No interior de cada um há o mesmo encontro com Jesus Cristo e a liturgia comum constitui uma espécie de pátria do coração e une todo numa grande família.
“Assim compreendemos também de maneira muito concreta que, apesar de todas as fadigas e obscuridades, é bom pertencer à Igreja universal que o Senhor nos deu”, reforça.
2. Novo modo de ser cristão
O encontro com os voluntário que trabalharam para a realização da JMJ 2011 mostrou ao Papa um novo modo de ser cristão. A maioria dos voluntários eram jovens, cerca de 20 mil, e todos eles doaram o próprio tempo e disposição para a realização daquele evento, ofereceram a própria vida.
“No fim, estes jovens estavam, visível e ‘palpavelmente’, inundados de uma grande sensação de felicidade: o seu tempo tinha um sentido; precisamente no dom do seu tempo e da sua força laboral, encontraram o tempo, a vida”, destaca o Pontífice.
Para ele, ficou evidente algo fundamental: estes jovens ofereceram, na fé, um pedaço de suas vidas, e não porque isso lhes fora mandado, nem porque se ganha o céu com isso, nem mesmo porque assim se escapa ao perigo do inferno. Mas os jovens não fizeram isso, porque queriam ser perfeitos, eles não olhavam para trás, para si mesmos.

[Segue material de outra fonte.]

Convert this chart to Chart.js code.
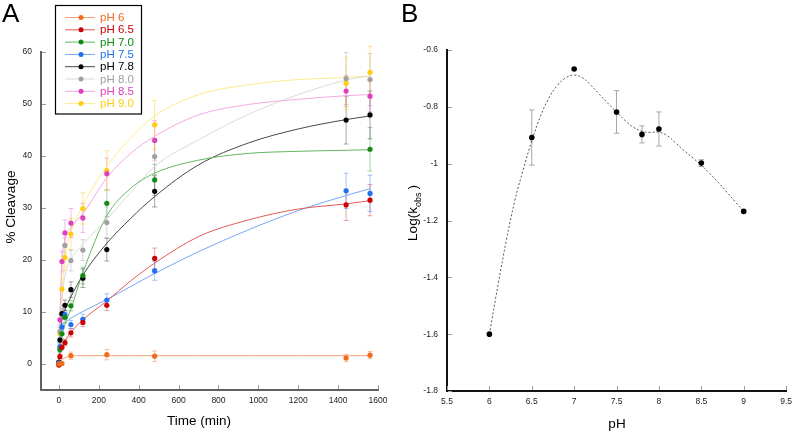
<!DOCTYPE html>
<html><head><meta charset="utf-8">
<script src="https://cdn.jsdelivr.net/npm/chart.js@4.4.1/dist/chart.umd.min.js"></script>
<style>
html,body{margin:0;padding:0;background:#fff;}
#wrap{position:relative;width:798px;height:434px;overflow:hidden;background:#fff;}
#ca{position:absolute;left:0;top:0;}
#cb{position:absolute;left:400px;top:0;}
</style></head><body>
<div id="wrap"><canvas id="ca" width="400" height="434"></canvas><canvas id="cb" width="398" height="434"></canvas></div>
<script>
// ---------- Panel A data ----------
const timePoints = [0, 5, 15, 30, 60, 120, 240, 480, 1440, 1560];
const seriesNames = ['pH 6', 'pH 6.5', 'pH 7.0', 'pH 7.5', 'pH 7.8', 'pH 8.0', 'pH 8.5', 'pH 9.0'];
const cleavage_pH6_0 = [0, 0.1, 0.1, null, 1.6, null, 1.8, 1.5, 1.15, 1.7];
const cleavage_pH6_5 = [-0.2, 1.4, 3.2, 4.1, 6.0, 8.0, 11.3, 20.3, 30.6, 31.5];
const cleavage_pH7_0 = [0, 2.8, 5.8, 9.0, 11.2, 17.0, 30.9, 35.4, null, 41.3];
const cleavage_pH7_5 = [0.2, 3.3, 7.1, 9.5, 7.6, 8.6, 12.3, 17.9, 33.3, 32.8];
const cleavage_pH7_8 = [0.3, 4.6, 9.7, 11.3, 14.3, 16.5, 22.0, 33.2, 46.9, 47.9];
const cleavage_pH8_0 = [0.3, 6.3, 9.5, 22.8, 19.9, 21.9, 27.2, 39.9, 54.9, 54.7];
const cleavage_pH8_5 = [0.3, 8.5, 19.7, 25.2, 27.1, 28.1, 36.6, 43.0, 52.5, 51.5];
const cleavage_pH9_0 = [0.1, 5.9, 14.4, 20.5, 25.0, 29.9, 37.2, 46.0, 54.0, 56.1];

const err_pH6_0 = [0.2, 0.3, 0.3, 0.5, 0.7, 0.7, 1.0, 1.0, 0.7, 0.7];
const err_pH6_5 = [0.3, 0.4, 0.5, 0.6, 0.8, 0.8, 1.0, 2.0, 3.0, 3.0];
const err_pH7_0 = [0.3, 0.5, 1.0, 1.0, 1.0, 1.6, 2.5, 3.0, 3.0, 4.2];
const err_pH7_5 = [0.3, 0.5, 0.7, 0.8, 0.8, 1.0, 1.2, 1.8, 3.4, 3.5];
const err_pH7_8 = [0.3, 0.5, 1.0, 1.0, 1.5, 1.8, 2.2, 3.0, 4.6, 4.6];
const err_pH8_0 = [0.3, 0.8, 1.0, 1.5, 2.0, 2.0, 3.0, 3.5, 5.0, 5.0];
const err_pH8_5 = [0.3, 1.0, 2.0, 2.5, 2.8, 2.8, 3.0, 3.8, 3.0, 3.0];
const err_pH9_0 = [0.3, 1.0, 2.0, 2.5, 3.0, 3.0, 3.8, 4.7, 5.0, 5.0];

// fitted curves
const fitTimes = [0, 5, 15, 30, 60, 120, 240, 360, 480, 700, 950, 1200, 1440, 1560];
const fit_pH6_0 = [0, 0.3, 0.8, 1.2, 1.5, 1.6, 1.6, 1.6, 1.6, 1.6, 1.6, 1.6, 1.6, 1.6];
const fit_pH6_5 = [0, 1.5, 3.2, 4.4, 6.1, 8.5, 12.1, 16.0, 19.4, 24.5, 27.7, 29.8, 30.8, 31.4];
const fit_pH7_0 = [0, 3.0, 5.5, 7.6, 10.6, 17.6, 28.5, 33.8, 36.7, 39.2, 40.5, 40.9, 41.1, 41.2];
const fit_pH7_5 = [3.0, 5.0, 7.2, 7.9, 8.8, 10.1, 12.4, 14.9, 17.4, 21.6, 25.8, 29.5, 32.4, 33.7];
const fit_pH7_8 = [0, 4.5, 8.8, 10.4, 12.9, 17.1, 23.2, 28.0, 32.2, 38.3, 42.5, 45.2, 47.0, 47.7];
const fit_pH8_0 = [0, 6.0, 12.0, 17.0, 20.0, 23.0, 27.8, 33.0, 38.0, 43.1, 48.0, 51.8, 54.6, 55.4];
const fit_pH8_5 = [0, 9.0, 19.5, 23.8, 26.2, 28.9, 35.8, 40.5, 43.8, 47.9, 49.9, 50.9, 51.6, 51.8];
const fit_pH9_0 = [0, 6.0, 14.0, 20.5, 25.3, 30.5, 38.0, 43.5, 47.7, 51.8, 53.7, 54.7, 55.1, 55.4];

const xTicksA = [0, 200, 400, 600, 800, 1000, 1200, 1400, 1600];
const yTicksA = [0, 10, 20, 30, 40, 50, 60];

// ---------- Panel B data ----------
const pHValues = [6.0, 6.5, 7.0, 7.5, 7.8, 8.0, 8.5, 9.0];
const logKobs = [-1.60, -0.908, -0.667, -0.818, -0.897, -0.878, -0.998, -1.168];
const logKerr = [0, 0.097, 0, 0.075, 0.03, 0.06, 0.012, 0];
const curvePH = [6.0, 6.1, 6.2, 6.3, 6.4, 6.5, 6.6, 6.7, 6.8, 6.9, 7.0, 7.1, 7.2, 7.3, 7.4, 7.5, 7.6, 7.7, 7.8, 7.9, 8.0, 8.1, 8.2, 8.3, 8.4, 8.5, 8.6, 8.7, 8.8, 8.9, 9.0];
const curveLogK = [-1.60, -1.43, -1.27, -1.13, -1.02, -0.92, -0.835, -0.77, -0.725, -0.698, -0.688, -0.698, -0.725, -0.757, -0.788, -0.818, -0.848, -0.872, -0.886, -0.89, -0.889, -0.902, -0.928, -0.955, -0.98, -1.005, -1.035, -1.066, -1.10, -1.134, -1.168];
const xTicksB = [5.5, 6, 6.5, 7, 7.5, 8, 8.5, 9, 9.5];
const yTicksB = [-1.8, -1.6, -1.4, -1.2, -1, -0.8, -0.6];

// ---------- styles ----------
const FONT = '"Liberation Sans", Arial, Helvetica, sans-serif';
const seriesValues = [cleavage_pH6_0, cleavage_pH6_5, cleavage_pH7_0, cleavage_pH7_5, cleavage_pH7_8, cleavage_pH8_0, cleavage_pH8_5, cleavage_pH9_0];
const seriesErrors = [err_pH6_0, err_pH6_5, err_pH7_0, err_pH7_5, err_pH7_8, err_pH8_0, err_pH8_5, err_pH9_0];
const seriesFits = [fit_pH6_0, fit_pH6_5, fit_pH7_0, fit_pH7_5, fit_pH7_8, fit_pH8_0, fit_pH8_5, fit_pH9_0];
const seriesStyle = [
  {point:'#f26a1b', line:'#f7a272', err:'rgba(242,106,27,0.40)'},
  {point:'#cc0000', line:'#e05a5a', err:'rgba(204,0,0,0.35)'},
  {point:'#138a13', line:'#62b862', err:'rgba(19,138,19,0.35)'},
  {point:'#2070f0', line:'#78a6f7', err:'rgba(32,112,240,0.40)'},
  {point:'#000000', line:'#484848', err:'rgba(0,0,0,0.35)'},
  {point:'#a0a0a0', line:'#dadada', err:'rgba(150,150,150,0.40)'},
  {point:'#e040c0', line:'#f2a8e2', err:'rgba(224,64,192,0.35)'},
  {point:'#ffcc11', line:'#ffe98c', err:'rgba(255,200,17,0.45)'}
];

// ---------- plugins ----------
function inwardTicks(color, len) {
  return {
    id: 'inwardTicks',
    afterDraw(chart) {
      const {ctx, chartArea: ca, scales: {x, y}} = chart;
      ctx.save();
      ctx.strokeStyle = color; ctx.lineWidth = 1;
      x.ticks.forEach(t => {
        const px = Math.round(x.getPixelForValue(t.value)) + 0.5;
        ctx.beginPath(); ctx.moveTo(px, ca.bottom - 1); ctx.lineTo(px, ca.bottom - 1 - len); ctx.stroke();
      });
      y.ticks.forEach(t => {
        const py = Math.round(y.getPixelForValue(t.value)) + 0.5;
        ctx.beginPath(); ctx.moveTo(ca.left + 1, py); ctx.lineTo(ca.left + 1 + len, py); ctx.stroke();
      });
      ctx.restore();
    }
  };
}
function drawErr(ctx, x, y, xv, yv, e, cap) {
  if (!e) return;
  const px = x.getPixelForValue(xv);
  const p1 = y.getPixelForValue(yv + e), p2 = y.getPixelForValue(yv - e);
  ctx.beginPath();
  ctx.moveTo(px, p1); ctx.lineTo(px, p2);
  ctx.moveTo(px - cap, p1); ctx.lineTo(px + cap, p1);
  ctx.moveTo(px - cap, p2); ctx.lineTo(px + cap, p2);
  ctx.stroke();
}
const errorBarsA = {
  id: 'errorBarsA',
  beforeDatasetsDraw(chart) {
    const {ctx, scales: {x, y}} = chart;
    ctx.save(); ctx.lineWidth = 1;
    seriesValues.forEach((vals, i) => {
      ctx.strokeStyle = seriesStyle[i].err;
      vals.forEach((v, j) => { if (v != null) drawErr(ctx, x, y, timePoints[j], v, seriesErrors[i][j], 2.5); });
    });
    ctx.restore();
  }
};
const errorBarsB = {
  id: 'errorBarsB',
  beforeDatasetsDraw(chart) {
    const {ctx, scales: {x, y}} = chart;
    ctx.save(); ctx.lineWidth = 1; ctx.strokeStyle = '#a8a8a8';
    logKobs.forEach((v, j) => drawErr(ctx, x, y, pHValues[j], v, logKerr[j], 2.7));
    ctx.restore();
  }
};
const decorA = {
  id: 'decorA',
  afterDraw(chart) {
    const ctx = chart.ctx;
    ctx.save();
    ctx.fillStyle = '#000';
    ctx.font = '26px ' + FONT; ctx.textAlign = 'left'; ctx.textBaseline = 'alphabetic';
    ctx.fillText('A', 2, 22);
    ctx.font = '13.5px ' + FONT; ctx.textAlign = 'center';
    ctx.fillText('Time (min)', 199, 425);
    ctx.save(); ctx.translate(15, 207); ctx.rotate(-Math.PI / 2);
    ctx.fillText('% Cleavage', 0, 0); ctx.restore();
    // legend
    ctx.lineWidth = 1.2; ctx.strokeStyle = '#000';
    ctx.fillStyle = '#fff';
    ctx.fillRect(55.5, 5.5, 86, 108.5);
    ctx.strokeRect(55.5, 5.5, 86, 108.5);
    ctx.font = '11.5px ' + FONT; ctx.textAlign = 'left'; ctx.textBaseline = 'middle';
    seriesNames.forEach((n, i) => {
      const yy = 17.5 + i * 12.3;
      ctx.strokeStyle = seriesStyle[i].line; ctx.lineWidth = 1;
      ctx.beginPath(); ctx.moveTo(65, yy); ctx.lineTo(95, yy); ctx.stroke();
      ctx.fillStyle = seriesStyle[i].point;
      ctx.beginPath(); ctx.arc(81, yy, 2.5, 0, Math.PI * 2); ctx.fill();
      ctx.fillText(n, 100, yy + 0.5);
    });
    ctx.restore();
  }
};
const decorB = {
  id: 'decorB',
  afterDraw(chart) {
    const ctx = chart.ctx;
    ctx.save();
    ctx.fillStyle = '#000';
    ctx.font = '26px ' + FONT; ctx.textAlign = 'left'; ctx.textBaseline = 'alphabetic';
    ctx.fillText('B', 1, 22);
    ctx.font = '13.5px ' + FONT; ctx.textAlign = 'center';
    ctx.fillText('pH', 217, 428);
    ctx.save(); ctx.translate(17, 213); ctx.rotate(-Math.PI / 2);
    ctx.textAlign = 'left';
    ctx.font = '13.5px ' + FONT;
    const w1 = ctx.measureText('Log(k').width;
    ctx.font = '9px ' + FONT;
    const w2 = ctx.measureText('obs').width;
    ctx.font = '13.5px ' + FONT;
    const w3 = ctx.measureText(')').width;
    const total = w1 + w2 + 3 + w3;
    let sx = -total / 2;
    ctx.fillText('Log(k', sx, 0); sx += w1;
    ctx.font = '9px ' + FONT; ctx.fillText('obs', sx, 4); sx += w2 + 3;
    ctx.font = '13.5px ' + FONT; ctx.fillText(')', sx, 0);
    ctx.restore();
    ctx.restore();
  }
};

// ---------- Chart A ----------
const dsA = [];
seriesValues.forEach((vals, i) => {
  const pts = [];
  vals.forEach((v, j) => { if (v != null) pts.push({x: timePoints[j], y: v}); });
  dsA.push({label: seriesNames[i], data: pts, showLine: false, pointRadius: 2.6, pointBackgroundColor: seriesStyle[i].point, pointBorderWidth: 0, order: 0});
});
seriesFits.forEach((vals, i) => {
  dsA.push({label: seriesNames[i] + ' fit', data: fitTimes.map((t, j) => ({x: t, y: vals[j]})), showLine: true, pointRadius: 0, borderColor: seriesStyle[i].line, borderWidth: 1, cubicInterpolationMode: 'monotone', order: 1});
});

function scaleCommon(ticksArr, min, max, borderColor, pad) {
  return {
    type: 'linear', min: min, max: max,
    grid: {display: false, drawTicks: false},
    border: {display: true, color: borderColor, width: 2},
    afterBuildTicks: s => { s.ticks = ticksArr.map(v => ({value: v})); },
    ticks: {font: {family: FONT, size: 8.5}, color: '#222', padding: pad, autoSkip: false, maxRotation: 0, callback: v => String(v)}
  };
}

const xA = scaleCommon(xTicksA, -90, 1600, '#606060', 6);
xA.afterFit = s => { s.height = 44; };
const yA = scaleCommon(yTicksA, -5, 60, '#606060', 9);
yA.afterFit = s => { s.width = 41; };

new Chart(document.getElementById('ca'), {
  type: 'scatter',
  data: {datasets: dsA},
  options: {
    responsive: false, animation: false, events: [],
    layout: {padding: {left: 0, top: 52, right: 22, bottom: 0}},
    plugins: {legend: {display: false}, tooltip: {enabled: false}},
    scales: {x: xA, y: yA}
  },
  plugins: [errorBarsA, inwardTicks('#9a9a9a', 4), decorA]
});

// ---------- Chart B ----------
const xB = scaleCommon(xTicksB, 5.5, 9.5, '#111', 6);
xB.afterFit = s => { s.height = 43; };
const yB = scaleCommon(yTicksB, -1.8, -0.6, '#111', 9);
yB.afterFit = s => { s.width = 47; };

new Chart(document.getElementById('cb'), {
  type: 'scatter',
  data: {datasets: [
    {label: 'log kobs', data: pHValues.map((p, j) => ({x: p, y: logKobs[j]})), showLine: false, pointRadius: 2.8, pointBackgroundColor: '#000', pointBorderWidth: 0, order: 0},
    {label: 'fit', data: curvePH.map((p, j) => ({x: p, y: curveLogK[j]})), showLine: true, pointRadius: 0, borderColor: '#555', borderWidth: 1, borderDash: [2, 2], tension: 0.4, order: 1}
  ]},
  options: {
    responsive: false, animation: false, events: [],
    layout: {padding: {left: 0, top: 50, right: 9, bottom: 0}},
    plugins: {legend: {display: false}, tooltip: {enabled: false}},
    scales: {x: xB, y: yB}
  },
  plugins: [errorBarsB, inwardTicks('#9a9a9a', 4), decorB]
});
</script>
</body></html>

“Quantas vezes a vida dos cristãos se caracteriza pelo fato de olharem, sobretudo, para si mesmos; por assim dizer, fazem o bem para si mesmos. E como é grande, para todos os homens, a tentação de se preocuparem antes de mais nada consigo mesmos, de olharem para trás para si mesmos, tornando-se assim interiormente vazios, como ‘estátuas de sal’!”, salienta o Papa.
3. Adoração ao Santíssimo Sacramento
Nas vigílias com os jovens, em todas suas viagens deste ano e especialmente na JMJ de Madri, o momento mais importante era sempre a Adoração Eucarística.
“A adoração é, antes de mais nada, um ato de fé; o ato de fé como tal. Deus não é uma hipótese qualquer, possível ou impossível, sobre a origem do universo. Ele está ali. E se Ele está presente, prostro-me diante Dele”, destaca Bento XVI.
4. Sacramento da Penitência
Outro elemento importante das Jornadas é a presença do sacramento da Penitência, que, com uma naturalidade sempre maior, vai se tornando parte do conjunto.
“Deste modo, reconhecemos que necessitamos continuamente de perdão e que perdão significa responsabilidade. Incessantemente a minha alma fica manchada por esta força de gravidade em mim, que me atrai para baixo. Por isso, temos necessidade da humildade que sempre de novo pede perdão a Deus, que se deixa purificar e que desperta em nós a força contrária, a força positiva do Criador, que nos atrai para o alto”, explica o Pontífice.
5. Alegria de ser cristão
Sem dúvida a grande característica de todas as Jornadas com a juventude é a alegria. Mas de onde ela vem? Como se explica?
Seguramente, destaca o Papa, são muitos os fatores que interagem. Mas, para ele, o fator decisivo é a certeza que deriva da fé, a certeza de ser amado e de ter uma missão confiada por Deus.
O filósofo alemão Josef Pieper salienta que ‘quem não é amado, também não se pode amar a si mesmo. Mas o verdadeiro amor, aquele incondicional que todo ser humano necessita provém somente de Deus.
“Quando falta ao homem a percepção de ser acolhido por Deus, de ser amado por Ele, a pergunta sobre se existir como pessoa humana seja verdadeiramente coisa boa, deixa de encontrar qualquer resposta; torna-se cada vez mais insuperável a dúvida acerca da existência humana. Onde se torna predominante a dúvida sobre Deus, acaba inevitavelmente por seguir-se a dúvida acerca do meu ser homem”, reforça o Papa.
É a difusão desta dúvida, da dúvida do amor de Deus que traz a infelicidade e a tristeza interior. Bento XVI reforça que só a fé dá a certeza que é bom existir como pessoa humana, mesmo em tempos difíceis. É a fé que faz as pessoas felizes a partir de dentro e as JMJ são a prova disso.